--- What is needed ---
Where a line holds "matplotlib", copy it.

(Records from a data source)
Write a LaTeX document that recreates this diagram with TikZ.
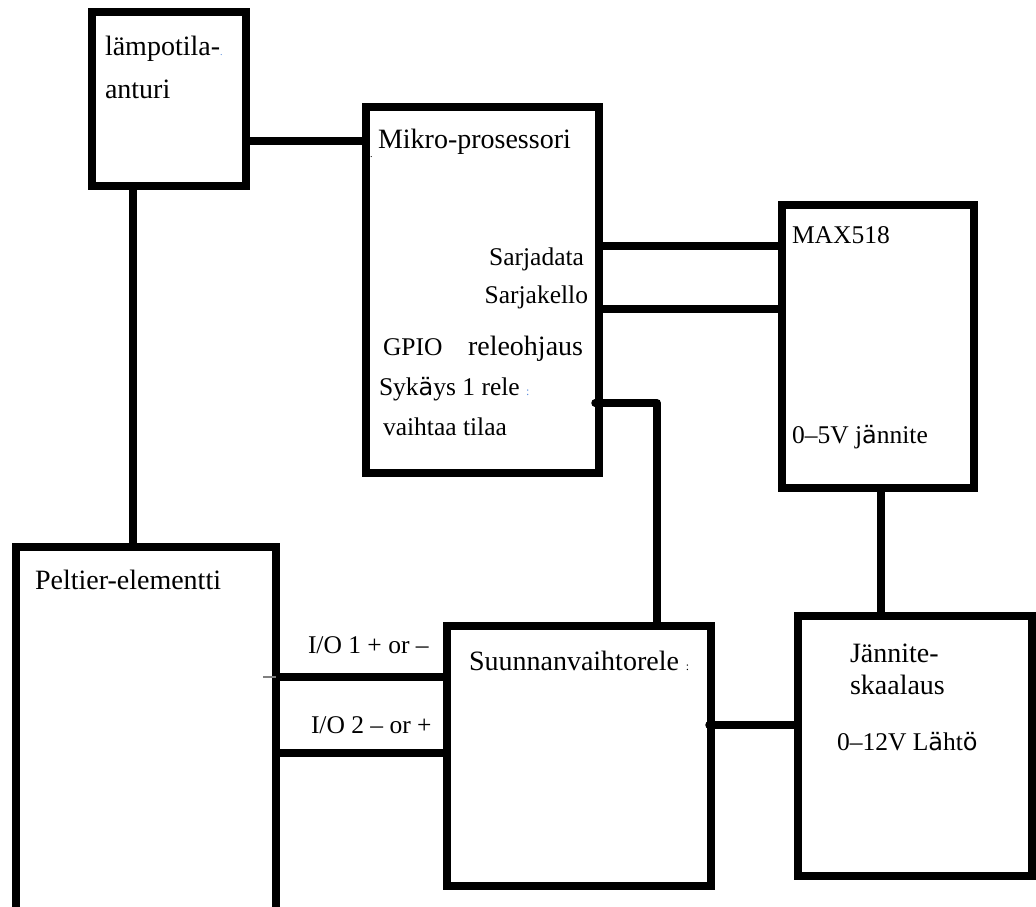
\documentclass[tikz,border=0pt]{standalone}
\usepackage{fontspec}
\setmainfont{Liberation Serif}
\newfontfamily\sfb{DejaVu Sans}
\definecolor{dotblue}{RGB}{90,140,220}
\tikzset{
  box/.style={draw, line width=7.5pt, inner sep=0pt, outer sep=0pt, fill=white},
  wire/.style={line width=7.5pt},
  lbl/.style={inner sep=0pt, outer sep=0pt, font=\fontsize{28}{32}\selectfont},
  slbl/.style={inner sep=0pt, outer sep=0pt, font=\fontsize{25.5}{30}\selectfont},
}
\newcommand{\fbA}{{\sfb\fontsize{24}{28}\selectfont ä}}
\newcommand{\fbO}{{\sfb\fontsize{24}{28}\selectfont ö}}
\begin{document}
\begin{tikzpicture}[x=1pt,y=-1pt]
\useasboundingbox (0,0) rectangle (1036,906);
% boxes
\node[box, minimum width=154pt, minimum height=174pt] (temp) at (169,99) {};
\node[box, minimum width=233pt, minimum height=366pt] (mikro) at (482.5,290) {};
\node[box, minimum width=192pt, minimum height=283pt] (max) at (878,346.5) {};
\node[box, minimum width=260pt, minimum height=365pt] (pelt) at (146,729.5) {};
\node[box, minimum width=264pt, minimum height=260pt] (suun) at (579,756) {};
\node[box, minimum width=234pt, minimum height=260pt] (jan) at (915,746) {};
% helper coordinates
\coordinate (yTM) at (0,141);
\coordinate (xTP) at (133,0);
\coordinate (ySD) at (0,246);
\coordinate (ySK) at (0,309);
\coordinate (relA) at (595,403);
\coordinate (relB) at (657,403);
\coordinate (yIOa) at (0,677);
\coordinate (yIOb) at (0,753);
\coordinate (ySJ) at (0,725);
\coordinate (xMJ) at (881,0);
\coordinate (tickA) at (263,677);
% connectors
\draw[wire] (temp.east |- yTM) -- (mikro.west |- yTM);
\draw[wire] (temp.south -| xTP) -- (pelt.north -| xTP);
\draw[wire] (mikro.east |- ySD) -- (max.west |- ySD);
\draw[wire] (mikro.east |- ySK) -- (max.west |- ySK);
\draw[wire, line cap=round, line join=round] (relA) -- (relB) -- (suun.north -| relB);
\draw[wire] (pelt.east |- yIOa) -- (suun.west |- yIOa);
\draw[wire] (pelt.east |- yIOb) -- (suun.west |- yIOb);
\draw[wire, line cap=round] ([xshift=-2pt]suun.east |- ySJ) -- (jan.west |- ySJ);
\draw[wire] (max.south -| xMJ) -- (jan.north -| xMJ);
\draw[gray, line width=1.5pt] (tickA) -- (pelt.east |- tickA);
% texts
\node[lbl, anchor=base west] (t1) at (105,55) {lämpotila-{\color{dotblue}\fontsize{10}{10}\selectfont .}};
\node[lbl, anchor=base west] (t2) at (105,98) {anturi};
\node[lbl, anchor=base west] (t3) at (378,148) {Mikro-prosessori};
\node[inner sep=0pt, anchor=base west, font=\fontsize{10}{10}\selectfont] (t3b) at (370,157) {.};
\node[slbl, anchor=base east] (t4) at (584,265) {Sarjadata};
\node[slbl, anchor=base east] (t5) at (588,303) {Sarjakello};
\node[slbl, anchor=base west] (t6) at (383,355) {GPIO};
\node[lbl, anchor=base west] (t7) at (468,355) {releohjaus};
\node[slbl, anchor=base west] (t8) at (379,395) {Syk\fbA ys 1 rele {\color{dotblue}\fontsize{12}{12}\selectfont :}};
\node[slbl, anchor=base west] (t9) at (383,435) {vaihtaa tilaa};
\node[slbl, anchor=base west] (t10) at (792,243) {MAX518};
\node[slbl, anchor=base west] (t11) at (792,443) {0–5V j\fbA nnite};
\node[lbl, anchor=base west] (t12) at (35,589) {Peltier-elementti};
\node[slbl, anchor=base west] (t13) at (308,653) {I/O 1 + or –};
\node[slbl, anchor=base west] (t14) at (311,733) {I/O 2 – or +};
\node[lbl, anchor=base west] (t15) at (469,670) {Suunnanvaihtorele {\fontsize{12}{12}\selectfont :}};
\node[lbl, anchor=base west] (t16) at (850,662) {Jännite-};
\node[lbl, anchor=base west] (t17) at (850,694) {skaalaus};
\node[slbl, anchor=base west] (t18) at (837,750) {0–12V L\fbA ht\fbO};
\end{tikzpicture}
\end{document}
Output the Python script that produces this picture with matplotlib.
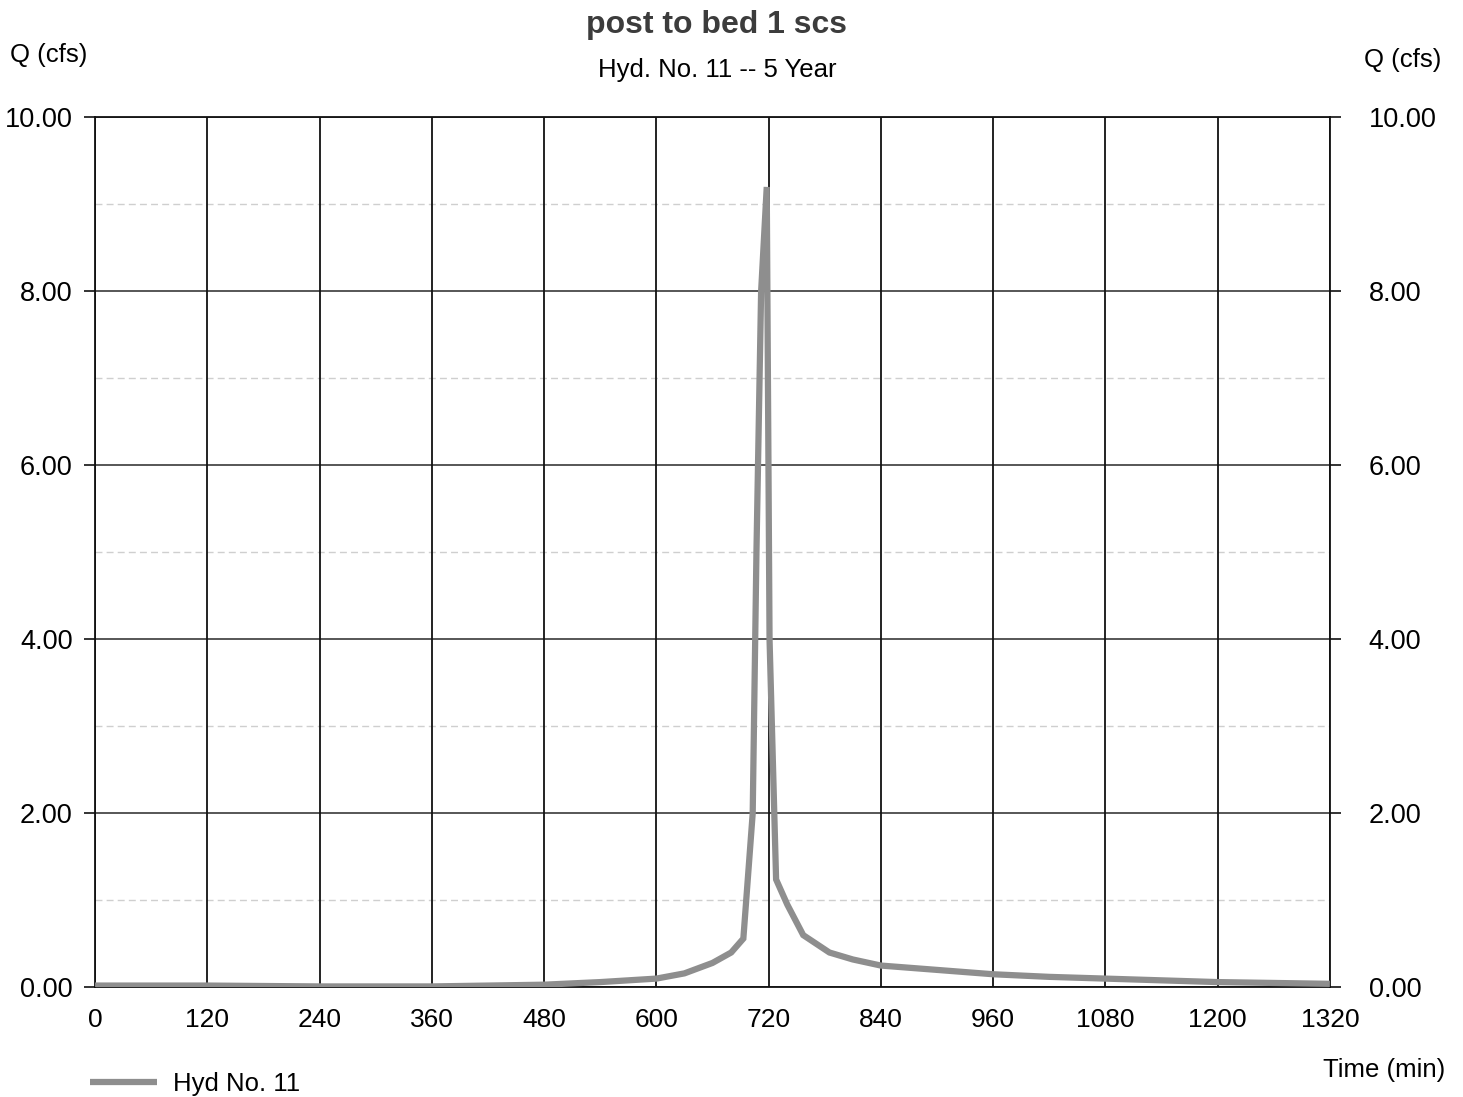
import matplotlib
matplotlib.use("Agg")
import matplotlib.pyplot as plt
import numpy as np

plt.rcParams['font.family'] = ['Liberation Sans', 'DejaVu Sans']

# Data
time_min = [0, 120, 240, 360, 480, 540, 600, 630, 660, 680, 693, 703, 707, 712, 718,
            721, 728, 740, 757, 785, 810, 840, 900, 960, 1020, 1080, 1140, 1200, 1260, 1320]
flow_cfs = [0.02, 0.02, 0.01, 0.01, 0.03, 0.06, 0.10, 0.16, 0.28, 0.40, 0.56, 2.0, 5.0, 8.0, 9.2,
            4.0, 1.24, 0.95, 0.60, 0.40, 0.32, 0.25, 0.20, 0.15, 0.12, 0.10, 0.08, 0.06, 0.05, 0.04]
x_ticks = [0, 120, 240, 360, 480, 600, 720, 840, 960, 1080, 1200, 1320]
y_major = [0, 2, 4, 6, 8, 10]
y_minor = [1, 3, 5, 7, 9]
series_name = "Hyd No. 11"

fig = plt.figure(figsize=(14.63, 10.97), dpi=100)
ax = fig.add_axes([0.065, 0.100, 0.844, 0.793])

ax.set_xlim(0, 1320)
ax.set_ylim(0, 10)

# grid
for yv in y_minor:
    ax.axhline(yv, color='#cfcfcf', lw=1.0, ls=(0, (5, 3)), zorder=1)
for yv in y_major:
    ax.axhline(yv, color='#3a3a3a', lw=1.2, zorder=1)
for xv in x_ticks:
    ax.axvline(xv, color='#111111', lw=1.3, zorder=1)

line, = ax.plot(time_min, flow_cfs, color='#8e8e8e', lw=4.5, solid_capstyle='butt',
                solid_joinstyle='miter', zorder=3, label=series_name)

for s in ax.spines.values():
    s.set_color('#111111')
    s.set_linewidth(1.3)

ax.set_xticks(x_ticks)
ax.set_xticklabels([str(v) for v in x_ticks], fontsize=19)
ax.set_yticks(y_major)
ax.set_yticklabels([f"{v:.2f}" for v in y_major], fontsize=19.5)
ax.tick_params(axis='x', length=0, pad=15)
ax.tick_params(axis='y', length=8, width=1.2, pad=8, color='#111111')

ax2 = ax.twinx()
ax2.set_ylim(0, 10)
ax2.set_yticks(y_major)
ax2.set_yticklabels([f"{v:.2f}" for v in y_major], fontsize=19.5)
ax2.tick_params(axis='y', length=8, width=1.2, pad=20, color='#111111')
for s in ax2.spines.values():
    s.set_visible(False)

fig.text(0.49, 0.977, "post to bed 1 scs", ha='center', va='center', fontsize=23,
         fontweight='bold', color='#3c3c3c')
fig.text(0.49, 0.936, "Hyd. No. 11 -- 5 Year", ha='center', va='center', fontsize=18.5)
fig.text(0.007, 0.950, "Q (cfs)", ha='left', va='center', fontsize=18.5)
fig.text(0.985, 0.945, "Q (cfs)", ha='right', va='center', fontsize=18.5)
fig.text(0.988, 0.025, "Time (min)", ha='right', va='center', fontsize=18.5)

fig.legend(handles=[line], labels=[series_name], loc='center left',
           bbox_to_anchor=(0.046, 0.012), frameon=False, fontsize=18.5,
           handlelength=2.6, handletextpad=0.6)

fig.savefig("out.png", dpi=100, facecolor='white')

--- Result for this exercise ---
Output the Python script that produces this picture with matplotlib.
import matplotlib
matplotlib.use("Agg")
import matplotlib.pyplot as plt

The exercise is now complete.